At the G20 summit here in Argentina, leaders made no progress in advancing a global agenda for economic growth. The final communiqué was a sad laundry list with little conviction on any point. The weekend’s so-called highlight was an ill-defined truce between the United States and China on tariffs, motivated not by the pursuit of the rational trade policy we need, but by the U.S. President’s immediate political need to keep his country’s economy buoyant in the face of growing headwinds.

The lack of accomplishment in Argentina reflects a broader trend: Governments – individually and collectively – are increasingly unable to respond effectively to many of today’s urgent issues. The world needs durable, sustainable, inclusive growth. It needs solutions on climate change. It needs infrastructure. But governments alone aren’t getting it done. It’s time for others to step up – not out of noble impulse, but because it’s in our interests.

To be clear, governments will always have a critical role to play in advancing prosperity and sustainability. But the complexity of our challenges and the constraints on our governments – including fiscal constraints – demand a new way of thinking. To find real solutions, there’s a role for a much broader group of players: businesses, not-for-profits, philanthropists, civic leaders. And, crucially, there is a role for investors.

Long-term investors such as the Caisse de dépôt et placement du Québec have a natural incentive to embrace this new opportunity. We understand that over the course of years and decades, our returns will be only as strong as the societies in which we invest.

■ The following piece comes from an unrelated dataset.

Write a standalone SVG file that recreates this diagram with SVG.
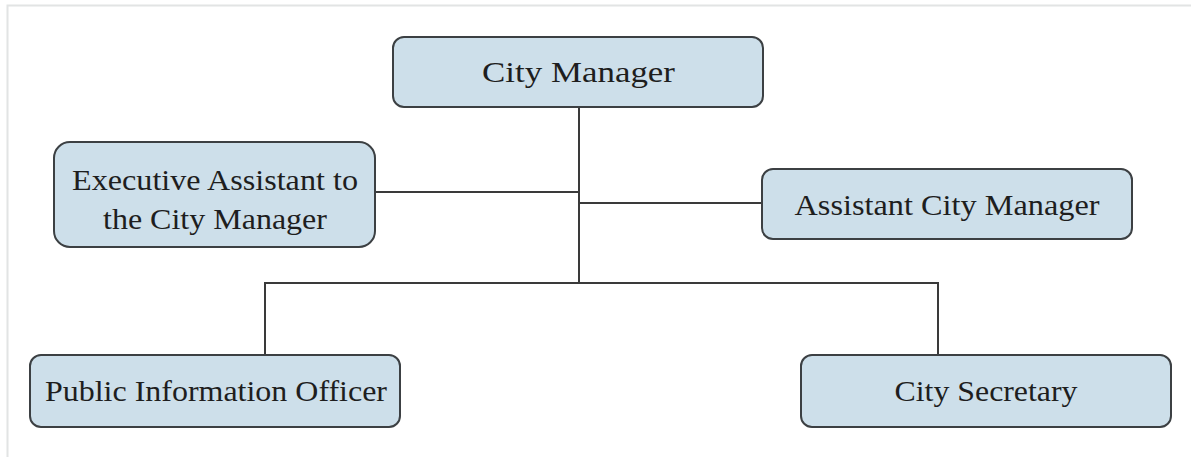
<svg xmlns="http://www.w3.org/2000/svg" width="1191" height="457" viewBox="0 0 1191 457">
  <style>
    .box { fill: #cddfea; stroke: #3c4043; stroke-width: 2; }
    .lbl { font-family: "Liberation Serif", "DejaVu Serif", serif; font-size: 29px; fill: #1e1e1e; text-anchor: middle; }
    .wire { fill: none; stroke: #3a3a3a; stroke-width: 2; }
  </style>
  <rect width="1191" height="457" fill="#ffffff"/>
  <!-- page frame: only top and left edges visible -->
  <path d="M7.5,457 V5.5 H1191" fill="none" stroke="#e2e4e4" stroke-width="2"/>

  <g id="connectors">
    <path class="wire" d="M579,107 V283"/>
    <path class="wire" d="M375,192 H579"/>
    <path class="wire" d="M579,203 H762"/>
    <path class="wire" d="M265,355 V283 H938 V355"/>
  </g>

  <g id="city-manager">
    <rect class="box" x="393" y="37" width="370" height="70" rx="11"/>
    <text class="lbl" x="578.5" y="82" textLength="193" lengthAdjust="spacingAndGlyphs">City Manager</text>
  </g>

  <g id="executive-assistant">
    <rect class="box" x="54" y="142" width="321" height="105" rx="16"/>
    <text class="lbl" x="215" y="190" textLength="286" lengthAdjust="spacingAndGlyphs">Executive Assistant to</text>
    <text class="lbl" x="215" y="229" textLength="224" lengthAdjust="spacingAndGlyphs">the City Manager</text>
  </g>

  <g id="assistant-city-manager">
    <rect class="box" x="762" y="169" width="370" height="70" rx="11"/>
    <text class="lbl" x="947" y="215" textLength="305" lengthAdjust="spacingAndGlyphs">Assistant City Manager</text>
  </g>

  <g id="public-information-officer">
    <rect class="box" x="30" y="355" width="370" height="72" rx="11"/>
    <text class="lbl" x="216" y="401" textLength="342" lengthAdjust="spacingAndGlyphs">Public Information Officer</text>
  </g>

  <g id="city-secretary">
    <rect class="box" x="801" y="355" width="370" height="72" rx="11"/>
    <text class="lbl" x="986" y="401" textLength="183" lengthAdjust="spacingAndGlyphs">City Secretary</text>
  </g>
</svg>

Together, the world’s long-term institutional investors have more than $50-trillion under management. That’s enough capital to move the needle on the challenges that governments are just not going to solve on their own.

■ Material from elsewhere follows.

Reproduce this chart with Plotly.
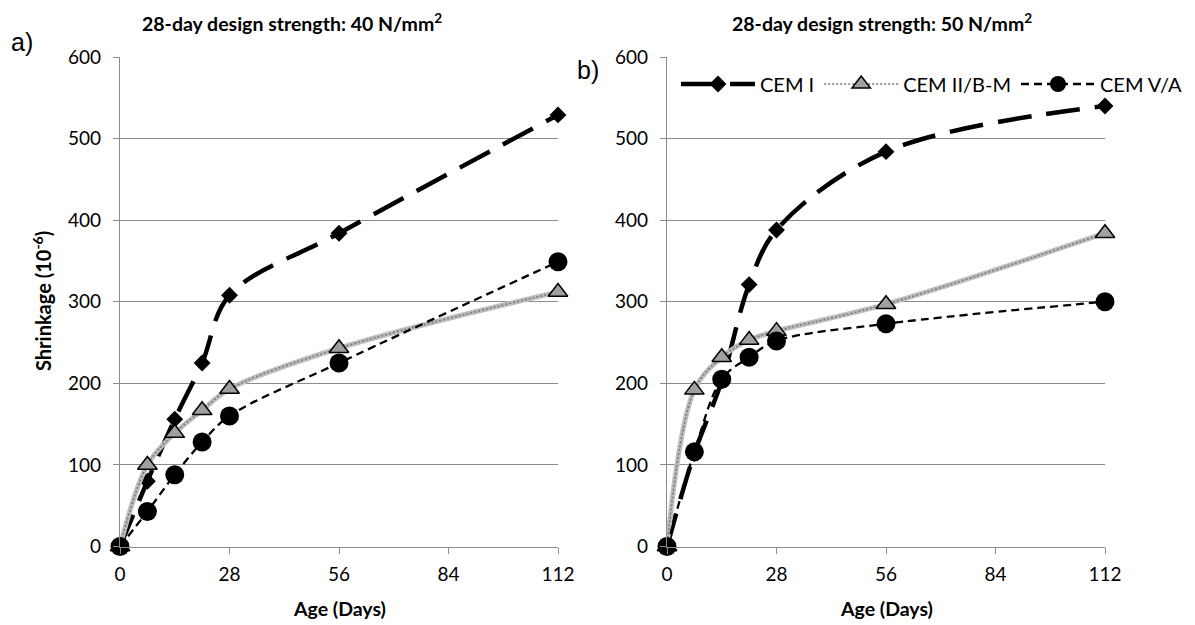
import plotly.graph_objects as go

# Drying shrinkage (microstrain) versus age for three cement types
age_days = [0, 7, 14, 21, 28, 56, 112]

# Panel a) 28-day design strength 40 N/mm2
cem1_40 = [0, 80, 156, 225, 308, 384, 529]
cem2_40 = [0, 100, 139, 167, 193, 243, 312]
cem5_40 = [0, 43, 88, 128, 160, 225, 349]

# Panel b) 28-day design strength 50 N/mm2
cem1_50 = [0, 114, 203, 321, 388, 484, 540]
cem2_50 = [0, 192, 232, 253, 264, 297, 384]
cem5_50 = [0, 116, 205, 232, 252, 273, 300]

series_names = ["CEM I", "CEM II/B-M", "CEM V/A"]
x_ticks = [0, 28, 56, 84, 112]
y_ticks = [0, 100, 200, 300, 400, 500, 600]
panel_titles = ["<b>28-day design strength: 40 N/mm<sup>2</sup></b>",
                "<b>28-day design strength: 50 N/mm<sup>2</sup></b>"]
panel_tags = ["a)", "b)"]
x_title = "<b>Age (Days)</b>"
y_title = "<b>Shrinkage (10<sup>-6</sup>)</b>"

FONT = "Lato"
GRID = "#8c8c8c"
W, H = 1195, 625

fig = go.Figure()

panels = [
    ("x", "y", cem1_40, cem2_40, cem5_40, True),
    ("x2", "y2", cem1_50, cem2_50, cem5_50, False),
]

for xa, ya, c1, c2, c5, first in panels:
    # CEM I: heavy long-dash black line with diamonds
    fig.add_trace(go.Scatter(
        x=age_days, y=c1, xaxis=xa, yaxis=ya, name=series_names[0],
        mode="lines+markers", line=dict(color="black", width=4.5, dash="34px,15px", shape="spline"),
        marker=dict(symbol="diamond", size=13, color="black"),
        cliponaxis=False, showlegend=not first, legendrank=1))
    # CEM II/B-M: textured grey line with grey triangles
    fig.add_trace(go.Scatter(
        x=age_days, y=c2, xaxis=xa, yaxis=ya, name=series_names[1],
        mode="lines", line=dict(color="#bdbdbd", width=5, shape="spline"),
        cliponaxis=False, showlegend=False, hoverinfo="skip"))
    fig.add_trace(go.Scatter(
        x=age_days, y=c2, xaxis=xa, yaxis=ya, name=series_names[1],
        mode="lines+markers", line=dict(color="#7a7a7a", width=1.6, dash="2px,2px", shape="spline"),
        marker=dict(symbol="triangle-up", size=17, color="#a0a0a0", line=dict(color="black", width=1.5)),
        cliponaxis=False, showlegend=not first, legendrank=2))
    # CEM V/A: thin short-dash black line with circles
    fig.add_trace(go.Scatter(
        x=age_days, y=c5, xaxis=xa, yaxis=ya, name=series_names[2],
        mode="lines+markers", line=dict(color="black", width=2.3, dash="8px,5px", shape="spline"),
        marker=dict(symbol="circle", size=19, color="black"),
        cliponaxis=False, showlegend=not first, legendrank=3))

axis_common = dict(
    showline=True, linecolor=GRID, linewidth=1.3,
    ticks="outside", ticklen=6, tickcolor=GRID, tickwidth=1.3,
    tickfont=dict(family=FONT, size=19, color="black"),
    zeroline=False, automargin=False,
)

# plot-area placement in pixels
xl = [(120, 558), (667, 1105)]
yb, yt = 546.5, 57
ydom = [1 - yb / H, 1 - yt / H]

fig.update_layout(
    width=W, height=H,
    margin=dict(l=0, r=0, t=0, b=0),
    paper_bgcolor="white", plot_bgcolor="white",
    font=dict(family=FONT, color="black"),
    xaxis=dict(domain=[xl[0][0] / W, xl[0][1] / W], range=[0, 112], tickvals=x_ticks, showgrid=False,
               anchor="y", ticklabelstandoff=5, **axis_common),
    yaxis=dict(domain=ydom, range=[0, 600], tickvals=y_ticks, showgrid=True,
               gridcolor=GRID, gridwidth=1.3, anchor="x", ticklabelstandoff=8, **axis_common),
    xaxis2=dict(domain=[xl[1][0] / W, xl[1][1] / W], range=[0, 112], tickvals=x_ticks, showgrid=False,
                anchor="y2", ticklabelstandoff=5, **axis_common),
    yaxis2=dict(domain=ydom, range=[0, 600], tickvals=y_ticks, showgrid=True,
                gridcolor=GRID, gridwidth=1.3, anchor="x2", ticklabelstandoff=8, **axis_common),
    legend=dict(orientation="h", x=676 / W, y=1 - 84 / H, xanchor="left", yanchor="middle",
                bgcolor="rgba(0,0,0,0)", font=dict(family=FONT, size=20, color="black"),
                itemwidth=74, tracegroupgap=0, traceorder="normal"),
    showlegend=True,
)

# panel titles, axis titles and panel tags
title_cx = [292, 882]
for cx, txt in zip(title_cx, panel_titles):
    fig.add_annotation(x=cx / W, y=1 - 22 / H, xref="paper", yref="paper", text=txt,
                       showarrow=False, font=dict(family=FONT, size=19.5, color="black"),
                       xanchor="center", yanchor="middle")

for (a, b) in xl:
    fig.add_annotation(x=(a + b) / 2 / W, y=1 - 608 / H, xref="paper", yref="paper", text=x_title,
                       showarrow=False, font=dict(family=FONT, size=19.5, color="black"),
                       xanchor="center", yanchor="middle")

fig.add_annotation(x=42 / W, y=1 - 301 / H, xref="paper", yref="paper", text=y_title,
                   textangle=-90, showarrow=False, font=dict(family=FONT, size=20, color="black"),
                   xanchor="center", yanchor="middle")

tag_pos = [(22, 42), (588, 70)]
for (tx, ty), tag in zip(tag_pos, panel_tags):
    fig.add_annotation(x=tx / W, y=1 - ty / H, xref="paper", yref="paper", text=tag,
                       showarrow=False, font=dict(family="Liberation Sans", size=25, color="black"),
                       xanchor="center", yanchor="middle")

fig.write_html("out.html")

Take climate change: Consumers all over the world are altering how they think and act. Concern about climate is influencing their choices. As a result, companies are more focused on ensuring their brands are on the right side of the climate challenge.

We’re seeing innovation to reduce carbon emissions. We’re seeing new ideas and new technologies. And, among some of us, at least, we’re seeing a new way of thinking – an awareness that investing in the fight against climate change is an opportunity to do two things at the same time: serve as good stewards of people’s savings while also contributing to the transition to a lower-carbon economy.

Many persist in viewing climate change as a constraint – a drag on returns. They’re wrong. At the Caisse, we’re one of North America’s largest investors in wind power. We’re investing in solar power in India, and we’re earning E double-digit returns doing it. In Toronto, Chicago, Houston and Paris, we’re building a new generation of energy-efficient buildings – with substantial returns.

Another example is infrastructure. Investing in ports, transit systems, telecom networks – real stuff that connects people to jobs, and products to markets. Put simply: Investing in infrastructure may be the most powerful lever we have for the kind of growth that the world needs. But according to the World Bank, around the world, we are not spending enough to keep up with need, let alone opportunity. Each and every year, we come up short by $1-trillion.

Governments alone are not going to solve this problem. They are too heavily indebted. Global debt today is even higher than at the time of the 2008 financial crisis.

So, if governments alone aren’t going to build the infrastructure we need to bolster productivity and growth, who will? Long-term investors can and should. Let’s be clear: In the market environment that is likely to unfold over the coming years, long-term investors will need the steady, predictable, low-risk returns that infrastructure pays.

The challenge is to demonstrate that our commercial interests are not at odds with the public interest. The rapid transit project that the Caisse is building in Montreal serves as a proof point of what’s possible. Governments at all levels – Montreal, Quebec, Canada – defined the public interest, as they should. We designed a transit solution to serve that interest. The resulting system will serve 30 million people a year – carbon-neutral, from beginning to end.

There is no shortage of ideas capable of aligning the commercial and public interests. The Canadian Infrastructure Bank is one such idea. The infrastructure risk-sharing tools recently developed by the World Bank are another. We’re limited only by our capacity to think differently and creatively.

Building a global agenda for durable, sustainable, inclusive growth is a huge task. If we’re going to get it done, it won’t be by standing on the sidelines and urging governments to deliver. They can’t do it alone. More of us are going to have to get into the game. It’s in our interests. It’s vital that we do.